> [Figure scripts]:
------------------------------------

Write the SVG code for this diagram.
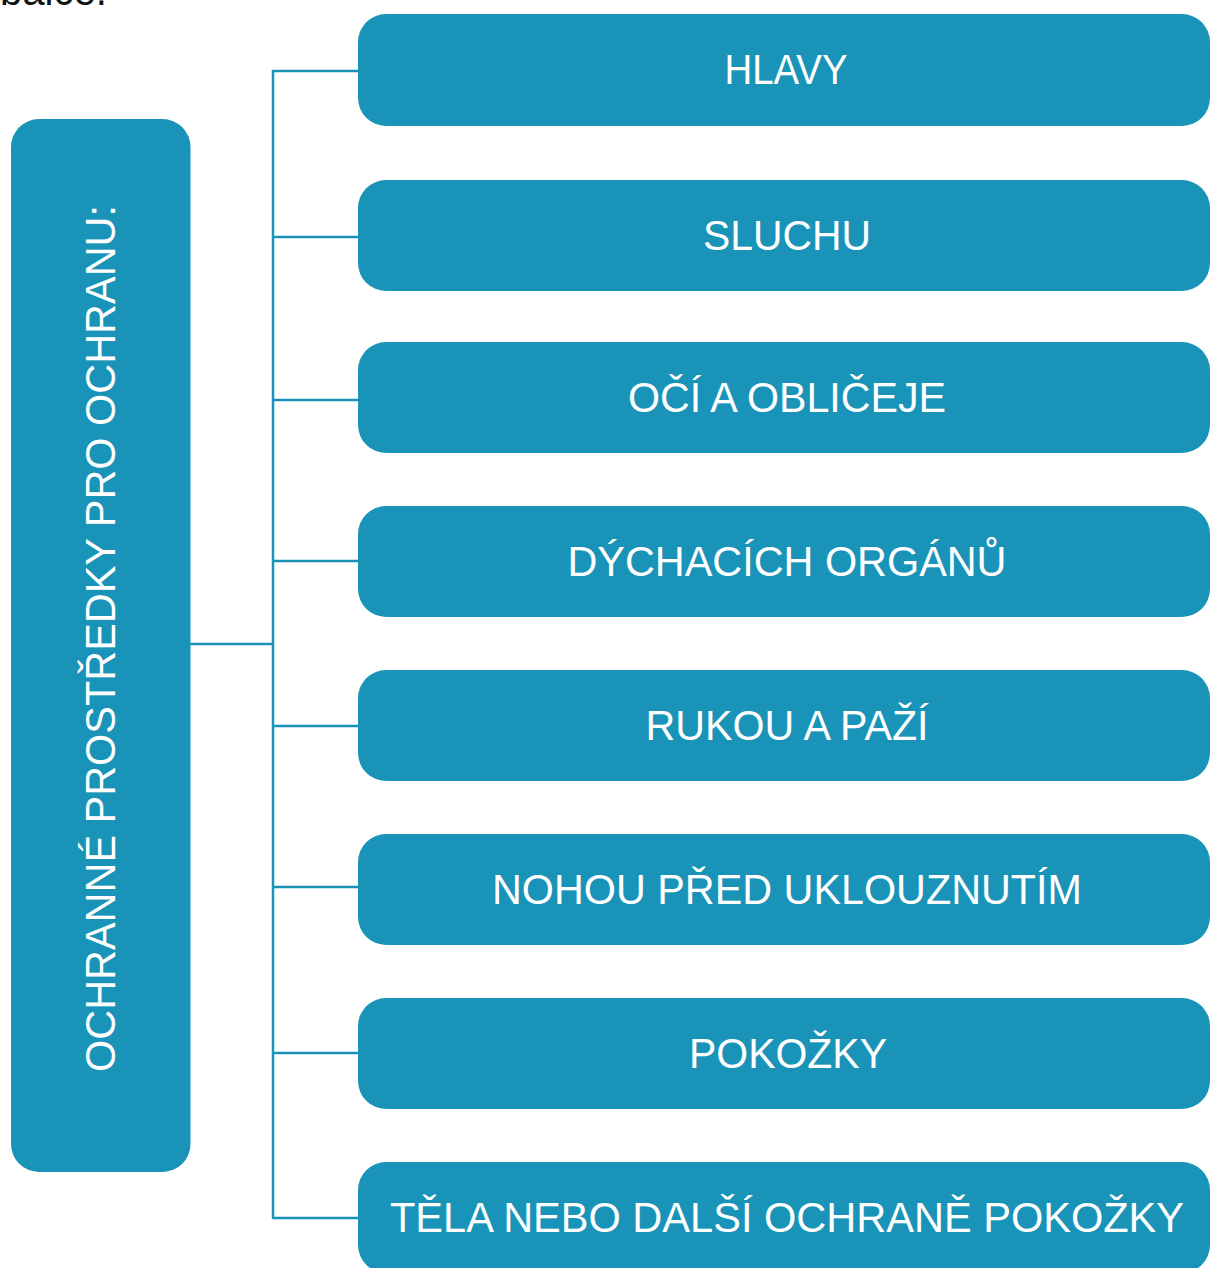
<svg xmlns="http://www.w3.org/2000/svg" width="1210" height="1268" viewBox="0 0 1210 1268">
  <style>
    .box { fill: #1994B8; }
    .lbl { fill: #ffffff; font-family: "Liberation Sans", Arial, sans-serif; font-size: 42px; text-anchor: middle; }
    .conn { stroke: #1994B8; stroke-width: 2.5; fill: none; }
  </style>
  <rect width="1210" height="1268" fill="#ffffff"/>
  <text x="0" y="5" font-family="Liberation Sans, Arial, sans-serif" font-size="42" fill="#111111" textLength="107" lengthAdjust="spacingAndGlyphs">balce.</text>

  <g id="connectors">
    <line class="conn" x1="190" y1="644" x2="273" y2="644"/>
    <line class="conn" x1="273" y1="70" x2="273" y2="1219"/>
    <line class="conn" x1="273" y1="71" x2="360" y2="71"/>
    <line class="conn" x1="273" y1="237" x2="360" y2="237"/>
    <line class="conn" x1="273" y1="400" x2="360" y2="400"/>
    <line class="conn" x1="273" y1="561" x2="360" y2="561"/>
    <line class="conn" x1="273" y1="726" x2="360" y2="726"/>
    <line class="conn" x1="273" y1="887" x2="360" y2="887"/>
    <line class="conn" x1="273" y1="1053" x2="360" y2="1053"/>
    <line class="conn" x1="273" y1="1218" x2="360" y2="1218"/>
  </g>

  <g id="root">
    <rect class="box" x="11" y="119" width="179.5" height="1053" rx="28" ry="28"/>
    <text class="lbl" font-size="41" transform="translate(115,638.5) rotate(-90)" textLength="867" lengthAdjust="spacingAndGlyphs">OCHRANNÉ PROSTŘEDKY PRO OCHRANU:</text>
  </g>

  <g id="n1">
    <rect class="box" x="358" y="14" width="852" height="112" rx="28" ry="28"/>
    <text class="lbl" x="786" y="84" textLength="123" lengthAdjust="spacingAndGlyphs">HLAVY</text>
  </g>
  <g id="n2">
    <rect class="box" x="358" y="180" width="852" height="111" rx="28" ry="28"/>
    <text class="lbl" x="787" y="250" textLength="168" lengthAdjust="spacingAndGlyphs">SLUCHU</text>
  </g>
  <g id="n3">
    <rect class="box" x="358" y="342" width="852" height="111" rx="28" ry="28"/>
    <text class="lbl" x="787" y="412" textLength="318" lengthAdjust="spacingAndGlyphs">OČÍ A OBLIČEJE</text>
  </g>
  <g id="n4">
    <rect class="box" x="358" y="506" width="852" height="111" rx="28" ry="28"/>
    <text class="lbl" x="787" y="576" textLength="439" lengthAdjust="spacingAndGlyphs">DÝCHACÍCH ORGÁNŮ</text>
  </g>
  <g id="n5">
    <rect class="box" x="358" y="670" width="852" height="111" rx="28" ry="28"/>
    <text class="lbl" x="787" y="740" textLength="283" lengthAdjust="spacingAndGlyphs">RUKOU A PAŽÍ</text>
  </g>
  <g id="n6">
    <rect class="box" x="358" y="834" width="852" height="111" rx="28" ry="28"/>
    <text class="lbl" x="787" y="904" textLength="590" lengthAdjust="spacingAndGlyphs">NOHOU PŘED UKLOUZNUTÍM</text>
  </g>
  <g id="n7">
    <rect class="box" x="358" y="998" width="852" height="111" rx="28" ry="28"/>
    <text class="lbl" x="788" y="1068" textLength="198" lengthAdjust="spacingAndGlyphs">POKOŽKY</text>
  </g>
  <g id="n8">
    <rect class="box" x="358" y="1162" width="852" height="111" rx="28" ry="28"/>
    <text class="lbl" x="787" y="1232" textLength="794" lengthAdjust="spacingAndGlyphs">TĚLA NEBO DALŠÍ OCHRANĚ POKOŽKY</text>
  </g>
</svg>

------------------------------------

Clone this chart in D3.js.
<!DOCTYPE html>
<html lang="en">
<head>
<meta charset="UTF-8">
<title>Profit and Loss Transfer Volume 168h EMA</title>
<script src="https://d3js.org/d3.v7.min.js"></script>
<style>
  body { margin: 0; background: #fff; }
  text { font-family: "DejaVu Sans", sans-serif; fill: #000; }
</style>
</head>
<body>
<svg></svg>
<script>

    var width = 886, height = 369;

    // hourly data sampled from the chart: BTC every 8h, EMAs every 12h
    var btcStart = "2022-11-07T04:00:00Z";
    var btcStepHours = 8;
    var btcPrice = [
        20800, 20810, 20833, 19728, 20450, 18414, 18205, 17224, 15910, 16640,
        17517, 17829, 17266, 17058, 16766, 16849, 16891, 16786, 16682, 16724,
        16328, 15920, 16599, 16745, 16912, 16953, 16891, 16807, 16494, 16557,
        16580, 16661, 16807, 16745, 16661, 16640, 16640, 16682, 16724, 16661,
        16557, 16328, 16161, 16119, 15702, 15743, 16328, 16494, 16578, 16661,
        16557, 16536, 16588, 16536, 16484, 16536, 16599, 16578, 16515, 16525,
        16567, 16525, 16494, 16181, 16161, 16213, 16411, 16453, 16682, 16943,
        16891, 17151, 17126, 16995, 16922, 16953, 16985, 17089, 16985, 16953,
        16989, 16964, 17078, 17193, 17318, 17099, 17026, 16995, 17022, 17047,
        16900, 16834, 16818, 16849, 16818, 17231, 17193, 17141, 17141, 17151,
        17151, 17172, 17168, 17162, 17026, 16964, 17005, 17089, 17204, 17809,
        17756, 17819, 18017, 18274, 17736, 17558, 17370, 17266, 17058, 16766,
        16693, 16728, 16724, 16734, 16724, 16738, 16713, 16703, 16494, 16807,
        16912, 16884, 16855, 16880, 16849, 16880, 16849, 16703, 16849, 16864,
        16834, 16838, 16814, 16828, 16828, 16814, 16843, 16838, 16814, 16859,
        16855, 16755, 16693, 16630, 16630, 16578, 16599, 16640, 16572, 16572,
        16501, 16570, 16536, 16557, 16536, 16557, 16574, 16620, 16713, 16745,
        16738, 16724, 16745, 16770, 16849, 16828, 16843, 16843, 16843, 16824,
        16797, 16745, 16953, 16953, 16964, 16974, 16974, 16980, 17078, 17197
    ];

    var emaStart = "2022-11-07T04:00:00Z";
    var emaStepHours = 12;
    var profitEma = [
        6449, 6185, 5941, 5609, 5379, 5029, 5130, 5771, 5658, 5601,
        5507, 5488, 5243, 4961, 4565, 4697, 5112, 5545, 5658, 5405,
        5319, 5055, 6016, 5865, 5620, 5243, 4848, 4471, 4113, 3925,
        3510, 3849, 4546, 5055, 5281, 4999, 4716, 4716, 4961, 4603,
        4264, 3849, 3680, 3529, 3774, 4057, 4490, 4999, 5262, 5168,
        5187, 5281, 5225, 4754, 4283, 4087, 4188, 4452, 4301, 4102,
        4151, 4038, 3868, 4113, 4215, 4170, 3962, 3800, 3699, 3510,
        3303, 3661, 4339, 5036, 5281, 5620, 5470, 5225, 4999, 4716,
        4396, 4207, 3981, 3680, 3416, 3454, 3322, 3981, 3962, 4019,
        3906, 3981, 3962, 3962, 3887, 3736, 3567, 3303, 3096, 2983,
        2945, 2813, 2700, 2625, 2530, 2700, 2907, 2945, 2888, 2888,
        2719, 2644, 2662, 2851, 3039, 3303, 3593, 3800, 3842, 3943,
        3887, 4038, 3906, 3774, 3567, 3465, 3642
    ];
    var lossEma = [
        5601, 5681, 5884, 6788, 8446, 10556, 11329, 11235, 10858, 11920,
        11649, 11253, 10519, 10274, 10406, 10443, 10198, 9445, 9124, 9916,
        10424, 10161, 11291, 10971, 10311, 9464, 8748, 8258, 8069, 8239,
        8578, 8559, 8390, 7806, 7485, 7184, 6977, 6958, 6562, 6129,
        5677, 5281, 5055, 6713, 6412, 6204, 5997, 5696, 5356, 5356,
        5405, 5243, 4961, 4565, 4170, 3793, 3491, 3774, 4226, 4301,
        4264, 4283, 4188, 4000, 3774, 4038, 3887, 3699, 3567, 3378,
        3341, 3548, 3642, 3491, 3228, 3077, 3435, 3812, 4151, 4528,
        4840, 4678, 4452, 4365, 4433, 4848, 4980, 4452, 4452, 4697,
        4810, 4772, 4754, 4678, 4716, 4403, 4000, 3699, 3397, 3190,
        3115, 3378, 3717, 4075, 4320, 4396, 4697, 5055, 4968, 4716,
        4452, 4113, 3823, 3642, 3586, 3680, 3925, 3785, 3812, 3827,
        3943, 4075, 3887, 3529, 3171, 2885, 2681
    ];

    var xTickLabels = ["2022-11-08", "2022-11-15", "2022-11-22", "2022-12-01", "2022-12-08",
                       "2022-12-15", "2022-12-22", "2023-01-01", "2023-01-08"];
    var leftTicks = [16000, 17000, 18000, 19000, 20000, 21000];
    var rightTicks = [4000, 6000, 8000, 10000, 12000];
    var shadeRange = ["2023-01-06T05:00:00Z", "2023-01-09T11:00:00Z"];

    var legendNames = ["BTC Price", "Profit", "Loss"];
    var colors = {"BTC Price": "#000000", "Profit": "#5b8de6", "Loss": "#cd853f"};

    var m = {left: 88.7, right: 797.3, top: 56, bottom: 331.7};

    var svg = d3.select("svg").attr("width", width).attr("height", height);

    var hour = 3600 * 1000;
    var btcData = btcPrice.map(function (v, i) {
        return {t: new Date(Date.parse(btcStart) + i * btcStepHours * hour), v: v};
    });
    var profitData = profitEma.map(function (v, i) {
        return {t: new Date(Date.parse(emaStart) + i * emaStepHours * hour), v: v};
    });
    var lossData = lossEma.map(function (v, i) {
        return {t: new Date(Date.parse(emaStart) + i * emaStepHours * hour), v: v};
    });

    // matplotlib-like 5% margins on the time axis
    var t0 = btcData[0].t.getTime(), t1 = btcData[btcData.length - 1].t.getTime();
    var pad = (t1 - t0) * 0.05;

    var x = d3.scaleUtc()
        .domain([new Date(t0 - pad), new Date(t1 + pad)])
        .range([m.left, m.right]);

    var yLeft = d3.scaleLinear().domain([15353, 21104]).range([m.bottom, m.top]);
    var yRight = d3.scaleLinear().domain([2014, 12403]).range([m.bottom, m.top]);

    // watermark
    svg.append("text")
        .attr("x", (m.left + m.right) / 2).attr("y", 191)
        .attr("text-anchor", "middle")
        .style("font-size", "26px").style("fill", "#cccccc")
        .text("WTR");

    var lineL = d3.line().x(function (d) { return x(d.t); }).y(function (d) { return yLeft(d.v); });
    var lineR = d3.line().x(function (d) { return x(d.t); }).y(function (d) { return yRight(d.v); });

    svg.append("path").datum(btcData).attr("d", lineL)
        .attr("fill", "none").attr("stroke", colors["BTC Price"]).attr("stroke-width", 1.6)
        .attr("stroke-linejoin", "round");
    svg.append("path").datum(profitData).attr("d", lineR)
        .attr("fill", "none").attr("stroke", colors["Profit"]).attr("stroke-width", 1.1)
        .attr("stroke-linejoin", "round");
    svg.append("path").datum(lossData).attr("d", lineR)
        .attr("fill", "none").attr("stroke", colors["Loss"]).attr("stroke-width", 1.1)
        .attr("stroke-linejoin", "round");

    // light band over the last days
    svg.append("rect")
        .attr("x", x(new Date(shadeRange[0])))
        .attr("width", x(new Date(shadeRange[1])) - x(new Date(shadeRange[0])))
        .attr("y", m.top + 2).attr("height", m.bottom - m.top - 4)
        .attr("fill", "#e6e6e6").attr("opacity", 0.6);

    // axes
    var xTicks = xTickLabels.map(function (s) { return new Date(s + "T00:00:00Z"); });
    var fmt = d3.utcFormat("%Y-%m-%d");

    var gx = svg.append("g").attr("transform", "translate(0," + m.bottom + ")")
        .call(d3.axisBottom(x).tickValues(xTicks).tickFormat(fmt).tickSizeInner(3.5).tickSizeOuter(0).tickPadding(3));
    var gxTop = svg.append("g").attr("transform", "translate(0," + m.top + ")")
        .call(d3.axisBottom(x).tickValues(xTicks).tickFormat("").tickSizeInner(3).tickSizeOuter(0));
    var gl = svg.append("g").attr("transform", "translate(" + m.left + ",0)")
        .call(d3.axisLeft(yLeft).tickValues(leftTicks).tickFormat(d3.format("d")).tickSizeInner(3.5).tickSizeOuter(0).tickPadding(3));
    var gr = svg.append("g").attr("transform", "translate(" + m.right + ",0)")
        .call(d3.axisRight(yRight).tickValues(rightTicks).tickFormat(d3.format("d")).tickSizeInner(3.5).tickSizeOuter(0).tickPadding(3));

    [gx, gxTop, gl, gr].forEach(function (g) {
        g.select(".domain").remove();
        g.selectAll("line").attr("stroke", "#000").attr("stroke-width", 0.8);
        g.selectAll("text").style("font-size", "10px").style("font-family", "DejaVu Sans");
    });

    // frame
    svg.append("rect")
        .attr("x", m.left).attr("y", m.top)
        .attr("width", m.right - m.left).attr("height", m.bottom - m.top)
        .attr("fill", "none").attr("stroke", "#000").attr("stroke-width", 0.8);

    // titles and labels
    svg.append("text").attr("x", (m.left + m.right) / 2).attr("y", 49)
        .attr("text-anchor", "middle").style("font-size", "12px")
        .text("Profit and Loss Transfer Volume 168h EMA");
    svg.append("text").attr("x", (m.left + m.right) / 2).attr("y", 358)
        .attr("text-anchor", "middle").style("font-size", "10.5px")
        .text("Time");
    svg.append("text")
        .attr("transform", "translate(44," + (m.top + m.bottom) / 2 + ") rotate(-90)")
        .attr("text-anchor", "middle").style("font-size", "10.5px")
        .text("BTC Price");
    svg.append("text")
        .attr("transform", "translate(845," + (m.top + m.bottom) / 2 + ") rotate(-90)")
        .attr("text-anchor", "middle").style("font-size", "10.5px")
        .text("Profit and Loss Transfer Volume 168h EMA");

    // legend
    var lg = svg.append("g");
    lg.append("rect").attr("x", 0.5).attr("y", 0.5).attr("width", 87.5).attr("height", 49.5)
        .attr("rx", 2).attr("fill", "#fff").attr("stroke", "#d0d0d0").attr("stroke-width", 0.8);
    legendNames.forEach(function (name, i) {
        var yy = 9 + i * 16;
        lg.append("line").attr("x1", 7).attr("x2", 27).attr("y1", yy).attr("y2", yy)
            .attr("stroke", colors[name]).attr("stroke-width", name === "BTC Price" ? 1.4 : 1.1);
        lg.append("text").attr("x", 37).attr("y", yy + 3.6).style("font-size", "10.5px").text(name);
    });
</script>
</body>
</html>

------------------------------------

> [Task to complete]:
Only the lines from the one containing "Clone this chart in D3.js." through the one containing "var width = 886, height = 369;" are to be retyped, both boundary lines included, with no other material.

> [Solved exercise]:
Clone this chart in D3.js.
<!DOCTYPE html>
<html lang="en">
<head>
<meta charset="UTF-8">
<title>Profit and Loss Transfer Volume 168h EMA</title>
<script src="https://d3js.org/d3.v7.min.js"></script>
<style>
  body { margin: 0; background: #fff; }
  text { font-family: "DejaVu Sans", sans-serif; fill: #000; }
</style>
</head>
<body>
<svg></svg>
<script>

    var width = 886, height = 369;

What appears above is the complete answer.